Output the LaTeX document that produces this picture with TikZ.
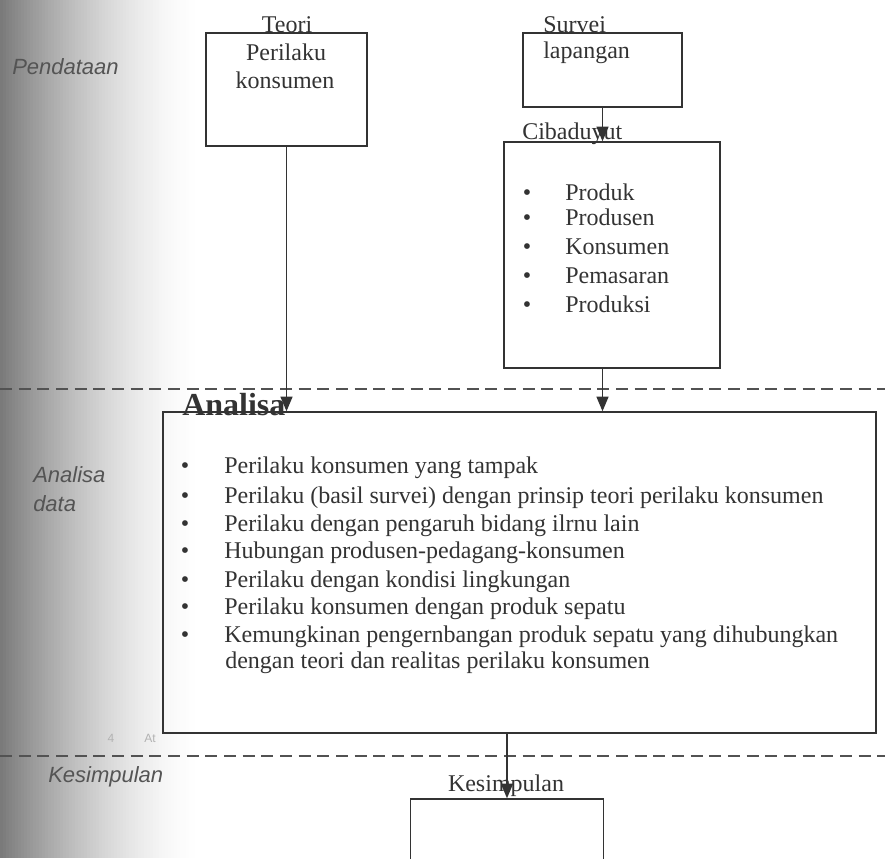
\documentclass[tikz,border=0pt]{standalone}
\usepackage{fontspec}
\setmainfont{Liberation Serif}
\setsansfont{Liberation Sans}
\usetikzlibrary{arrows.meta,calc,positioning}
\definecolor{ink}{gray}{0.2}
\definecolor{sideink}{gray}{0.33}
\tikzstyle{arrow} = [-{Triangle[length=11pt,width=9pt]}, line width=1.1pt, draw=ink]
\tikzstyle{box} = [draw=ink, line width=1.1pt, inner sep=0pt]
\tikzstyle{txt} = [inner sep=0pt, text=ink, font=\fontsize{18}{21}\selectfont]
\tikzstyle{sidetxt} = [inner sep=0pt, text=sideink, anchor=base west, font=\sffamily\itshape\fontsize{16.5}{20}\selectfont]
\tikzstyle{sep} = [draw=ink!85, line width=1.1pt, dash pattern=on 9pt off 5pt]

\begin{document}
\begin{tikzpicture}[x=0.75pt, y=-0.75pt]
    \useasboundingbox (0,0) rectangle (885,858);
    \clip (0,0) rectangle (885,858);
    % Scan shadow
    \foreach \i in {0,3,...,198} {
        \pgfmathsetmacro{\pct}{52*(1-\i/200)^1.6}
        \fill[black!\pct] (\i,0) rectangle (\i+3.4,858);
    }

    % Separators
    \draw[sep] (0,389) -- (885,389);
    \draw[sep] (0,756) -- (885,756);

    % Side labels
    \node[sidetxt] (pendataan) at (12,74) {Pendataan};
    \node[sidetxt] (analisaS) at (33,482) {Analisa};
    \node[sidetxt] (dataS) at (33,511) {data};
    \node[sidetxt] (kesimpulanS) at (48,782) {Kesimpulan};
    \node[txt, text=black!30, font=\sffamily\fontsize{9}{10}\selectfont, anchor=base] (pageno) at (111,742) {4};
    \node[txt, text=black!30, font=\sffamily\fontsize{9}{10}\selectfont, anchor=base] (pagemark) at (150,742) {At};

    % Teori
    \node[box, minimum width=120.75pt, minimum height=84.75pt] (teori) at (286.5,89.5) {};
    \node[txt, anchor=base] (teori1) at (287,32) {Teori};
    \node[txt, anchor=base] (teori2) at (286,60) {Perilaku};
    \node[txt, anchor=base] (teori3) at (285,88) {konsumen};

    % Survei
    \node[box, minimum width=119.25pt, minimum height=55.5pt] (survei) at (602.5,70) {};
    \node[txt, anchor=base west] (survei1) at (543,32) {Survei};
    \node[txt, anchor=base west] (survei2) at (543,58) {lapangan};

    % Cibaduyut
    \node[box, minimum width=162pt, minimum height=169.5pt] (cibaduyut) at (612,255) {};
    \node[txt, anchor=base west] (cibtitle) at (522,139) {Cibaduyut};
    \foreach \y/\entry in {200/Produk,225/Produsen,254/Konsumen,283/Pemasaran,312/Produksi} {
        \node[txt, anchor=base] (cibdot\y) at (527,\y) {\textbullet};
        \node[txt, anchor=base west] (cibitem\y) at (565,\y) {\entry};
    }

    % Analisa
    \node[box, minimum width=534.75pt, minimum height=240.75pt] (analisa) at (519.5,572.5) {};
    \node[txt, anchor=base west, font=\bfseries\fontsize{24}{28}\selectfont] (anatitle) at (182,415) {Analisa};
    \foreach \y/\entry in {473/{Perilaku konsumen yang tampak},
                           503/{Perilaku (basil survei) dengan prinsip teori perilaku konsumen},
                           531/{Perilaku dengan pengaruh bidang ilrnu lain},
                           558/{Hubungan produsen-pedagang-konsumen},
                           587/{Perilaku dengan kondisi lingkungan},
                           614/{Perilaku konsumen dengan produk sepatu},
                           642/{Kemungkinan pengernbangan produk sepatu yang dihubungkan}} {
        \node[txt, anchor=base] (anadot\y) at (185,\y) {\textbullet};
        \node[txt, anchor=base west] (anaitem\y) at (224,\y) {\entry};
    }
    \node[txt, anchor=base west] (anaitem668) at (225,668) {dengan teori dan realitas perilaku konsumen};

    % Kesimpulan
    \node[box, minimum width=144.75pt, minimum height=61.5pt] (kesimpulan) at (507,840) {};
    \node[txt, anchor=base] (kestitle) at (506,791) {Kesimpulan};

    % Arrows
    \draw[arrow] (teori.south) -- (teori.south |- analisa.north);
    \draw[arrow] (survei.south) -- (survei.south |- cibaduyut.north);
    \draw[arrow] (cibaduyut.south -| survei.south) -- (survei.south |- analisa.north);
    \draw[arrow] (analisa.south -| kesimpulan.north) -- (kesimpulan.north);
\end{tikzpicture}
\end{document}
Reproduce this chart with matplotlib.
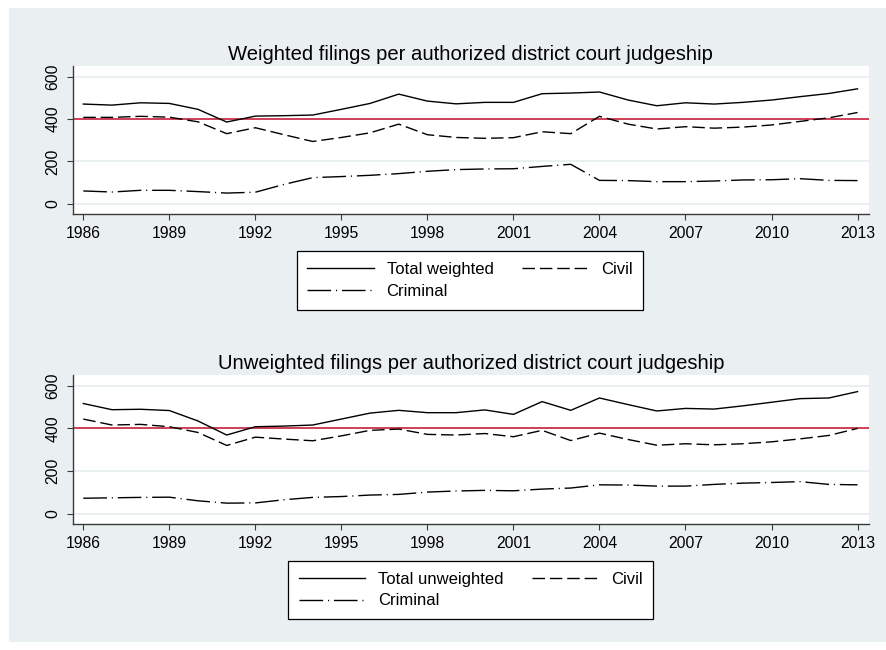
"""
Weighted and unweighted filings per authorized district court judgeship, 1986-2013.
"""

import matplotlib as mpl
import matplotlib.pyplot as plt
from matplotlib.patches import Rectangle

mpl.rcParams.update(
    {
        "font.family": ["Liberation Sans", "DejaVu Sans"],
        "font.size": 11,
        "axes.linewidth": 1.0,
        "xtick.major.size": 4,
        "ytick.major.size": 4,
        "xtick.direction": "out",
        "ytick.direction": "out",
    }
)

BG = "#EAF0F2"
GRID = "#E6EEF0"
AXIS = "#3A3A3A"
RED = "#C8102E"

years = list(range(1986, 2014))

# weighted filings per judgeship
total_weighted = [471, 466, 477, 474, 446, 386, 414, 416, 419, 446, 474, 518, 485, 472,
                  479, 479, 520, 523, 528, 490, 463, 477, 471, 479, 490, 506, 521, 543]
civil_weighted = [408, 408, 413, 409, 387, 331, 359, 326, 294, 313, 335, 376, 326, 313,
                  309, 312, 340, 331, 413, 376, 353, 364, 357, 362, 372, 389, 406, 431]
criminal_weighted = [60, 55, 63, 63, 57, 50, 54, 91, 123, 128, 134, 142, 153, 161,
                     164, 165, 176, 186, 110, 109, 104, 104, 107, 112, 113, 118, 110, 109]

# unweighted filings per judgeship
total_unweighted = [517, 488, 490, 484, 435, 369, 408, 411, 416, 444, 472, 485, 474, 474,
                    487, 466, 526, 485, 543, 512, 482, 494, 491, 506, 523, 540, 543, 573]
civil_unweighted = [444, 416, 419, 408, 381, 320, 359, 350, 342, 365, 391, 397, 372, 369,
                    376, 361, 391, 343, 378, 348, 321, 328, 323, 328, 337, 351, 367, 400]
criminal_unweighted = [72, 74, 76, 77, 60, 49, 50, 65, 76, 80, 87, 90, 101, 106,
                       109, 107, 115, 120, 135, 134, 129, 129, 137, 143, 146, 150, 137, 135]

benchmark = 400
x_ticks = list(range(1986, 2014, 3))
y_ticks = [0, 200, 400, 600]

DASHED = (0, (9, 3.5))
DASHDOT = (0, (17, 3.5, 0.8, 3.5))

W, H = 886, 650
fig = plt.figure(figsize=(W / 100, H / 100), dpi=100, facecolor="white")
fig.patches.append(
    Rectangle((9 / W, 1 - 642 / H), (W - 9) / W, (642 - 8) / H,
              transform=fig.transFigure, facecolor=BG, edgecolor="none", zorder=-5)
)


def draw_panel(rect, title, total, civil, criminal, total_label, legend_center):
    ax = fig.add_axes(rect)
    ax.set_facecolor("white")
    for y in y_ticks:
        ax.axhline(y, color=GRID, lw=1.2, zorder=1)
    l1, = ax.plot(years, total, color="black", lw=1.0, ls="-", zorder=3)
    l2, = ax.plot(years, civil, color="black", lw=1.0, ls=DASHED, zorder=3)
    l3, = ax.plot(years, criminal, color="black", lw=1.0, ls=DASHDOT, zorder=3)
    ax.axhline(benchmark, color=RED, lw=1.1, zorder=2)

    ax.set_xlim(1985.63, 2013.4)
    ax.set_ylim(-49, 651)
    ax.set_xticks(x_ticks)
    ax.set_yticks(y_ticks)
    for s in ["top", "right"]:
        ax.spines[s].set_visible(False)
    for s in ["left", "bottom"]:
        ax.spines[s].set_color(AXIS)
    ax.tick_params(colors=AXIS, labelcolor="black", labelsize=11.3)
    ax.tick_params(axis="x", pad=5)
    ax.tick_params(axis="y", pad=5)
    for lab in ax.get_yticklabels():
        lab.set_rotation(90)
        lab.set_va("center")
    ax.set_title(title, fontsize=14.6, pad=4)

    leg = fig.legend(
        [l1, l3, l2],
        [total_label, "Criminal", "Civil"],
        ncol=2,
        loc="center",
        bbox_to_anchor=(legend_center[0] / W, 1 - legend_center[1] / H),
        fontsize=12,
        handlelength=4.0,
        handletextpad=0.75,
        columnspacing=1.7,
        labelspacing=0.4,
        borderpad=0.65,
        fancybox=False,
        framealpha=1,
        edgecolor="black",
    )
    leg.get_frame().set_linewidth(0.9)
    return ax


draw_panel(
    [72.7 / W, 1 - 214 / H, (869 - 72.7) / W, 148 / H],
    "Weighted filings per authorized district court judgeship",
    total_weighted, civil_weighted, criminal_weighted,
    "Total weighted", (470, 280.5),
)
draw_panel(
    [72.7 / W, 1 - 524 / H, (869 - 72.7) / W, 149 / H],
    "Unweighted filings per authorized district court judgeship",
    total_unweighted, civil_unweighted, criminal_unweighted,
    "Total unweighted", (470.5, 590),
)

plt.savefig("out.png", dpi=100, facecolor="white")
....................
» Exercise task:
Give again, word for word, every line from the top of the data above to the line holding "anchor=base] (pagemark) at", inclusive, with the pictures left out.

» The result:
Output the LaTeX document that produces this picture with TikZ.
\documentclass[tikz,border=0pt]{standalone}
\usepackage{fontspec}
\setmainfont{Liberation Serif}
\setsansfont{Liberation Sans}
\usetikzlibrary{arrows.meta,calc,positioning}
\definecolor{ink}{gray}{0.2}
\definecolor{sideink}{gray}{0.33}
\tikzstyle{arrow} = [-{Triangle[length=11pt,width=9pt]}, line width=1.1pt, draw=ink]
\tikzstyle{box} = [draw=ink, line width=1.1pt, inner sep=0pt]
\tikzstyle{txt} = [inner sep=0pt, text=ink, font=\fontsize{18}{21}\selectfont]
\tikzstyle{sidetxt} = [inner sep=0pt, text=sideink, anchor=base west, font=\sffamily\itshape\fontsize{16.5}{20}\selectfont]
\tikzstyle{sep} = [draw=ink!85, line width=1.1pt, dash pattern=on 9pt off 5pt]

\begin{document}
\begin{tikzpicture}[x=0.75pt, y=-0.75pt]
    \useasboundingbox (0,0) rectangle (885,858);
    \clip (0,0) rectangle (885,858);
    % Scan shadow
    \foreach \i in {0,3,...,198} {
        \pgfmathsetmacro{\pct}{52*(1-\i/200)^1.6}
        \fill[black!\pct] (\i,0) rectangle (\i+3.4,858);
    }

    % Separators
    \draw[sep] (0,389) -- (885,389);
    \draw[sep] (0,756) -- (885,756);

    % Side labels
    \node[sidetxt] (pendataan) at (12,74) {Pendataan};
    \node[sidetxt] (analisaS) at (33,482) {Analisa};
    \node[sidetxt] (dataS) at (33,511) {data};
    \node[sidetxt] (kesimpulanS) at (48,782) {Kesimpulan};
    \node[txt, text=black!30, font=\sffamily\fontsize{9}{10}\selectfont, anchor=base] (pageno) at (111,742) {4};
    \node[txt, text=black!30, font=\sffamily\fontsize{9}{10}\selectfont, anchor=base] (pagemark) at (150,742) {At};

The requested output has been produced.